Stated goal » Extract all lines that hold "this" from the records below.

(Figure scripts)
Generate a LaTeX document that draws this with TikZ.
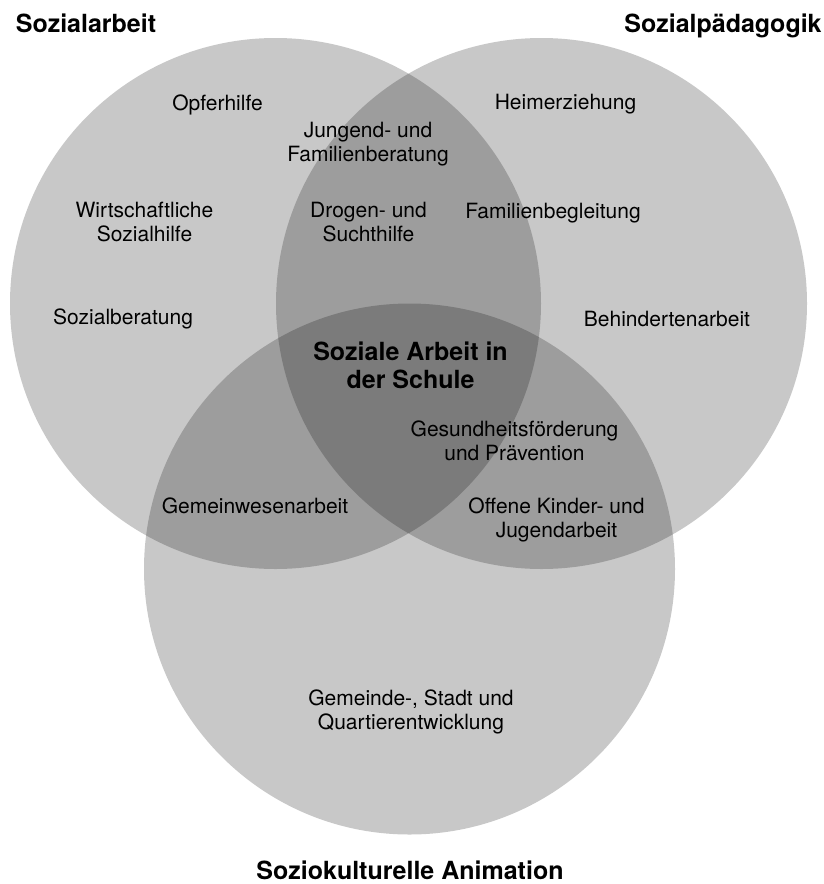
\documentclass[tikz,border=0pt]{standalone}
\usepackage{fontspec}
\setmainfont{TeX Gyre Heros}
\usepackage{tikz}

\begin{document}
\begin{tikzpicture}[
      x=1pt,y=-1pt,
      areablock/.style={circle,fill=black,fill opacity=0.216,minimum size=531pt,inner sep=0pt},
      itemlabel/.style={align=center,font=\fontsize{21}{24}\selectfont},
      headlabel/.style={align=center,inner sep=1pt,font=\fontsize{25}{28}\selectfont\bfseries}]
      \useasboundingbox (0,0) rectangle (824,884);

      % Circles
      \node[areablock] (arbeit)     at (275.5,303.5) {};
      \node[areablock] (paedagogik) at (541.5,303.5) {};
      \node[areablock] (animation)  at (409.5,569)   {};

      % Titles
      \node[headlabel,anchor=base] (tarbeit)     at (86,32)    {Sozialarbeit};
      \node[headlabel,anchor=base] (tpaedagogik) at (723,32)   {Sozialp\"adagogik};
      \node[headlabel,anchor=base] (tanimation)  at (410,879)  {Soziokulturelle Animation};

      % Labels
      \node[itemlabel,anchor=base] (opfer)     at (217.5,110.7) {Opferhilfe};
      \node[itemlabel]             (jugend)    at (368,144.6)   {Jungend- und\\Familienberatung};
      \node[itemlabel]             (wirtschaft)at (144.5,222.4) {Wirtschaftliche\\Sozialhilfe};
      \node[itemlabel]             (drogen)    at (368.5,222.4) {Drogen- und\\Suchthilfe};
      \node[itemlabel,anchor=base] (beratung)  at (123,324)     {Sozialberatung};
      \node[itemlabel,anchor=base] (heim)      at (565.5,109)   {Heimerziehung};
      \node[itemlabel,anchor=base] (familie)   at (553,218)     {Familienbegleitung};
      \node[itemlabel,anchor=base] (behinderte)at (667,326)     {Behindertenarbeit};
      \node[headlabel]             (schule)    at (410.5,365)   {Soziale Arbeit in\\der Schule};
      \node[itemlabel]             (gesundheit)at (514.5,440.4) {Gesundheitsf\"orderung\\und Pr\"avention};
      \node[itemlabel,anchor=base] (gemeinwesen)at (255,513)    {Gemeinwesenarbeit};
      \node[itemlabel]             (offene)    at (556.5,520)   {Offene Kinder- und\\Jugendarbeit};
      \node[itemlabel]             (quartier)  at (411,711.6)   {Gemeinde-, Stadt und\\Quartierentwicklung};

    \end{tikzpicture}
\end{document}
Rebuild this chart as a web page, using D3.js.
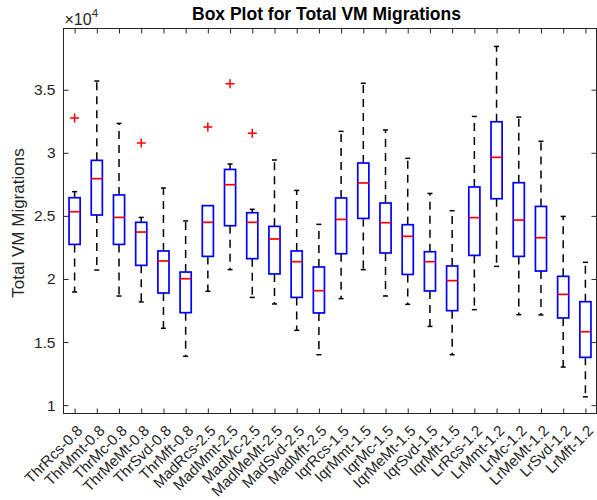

Output below »
Generate a LaTeX document that draws this with TikZ.
Rebuild this chart as a web page, using D3.js.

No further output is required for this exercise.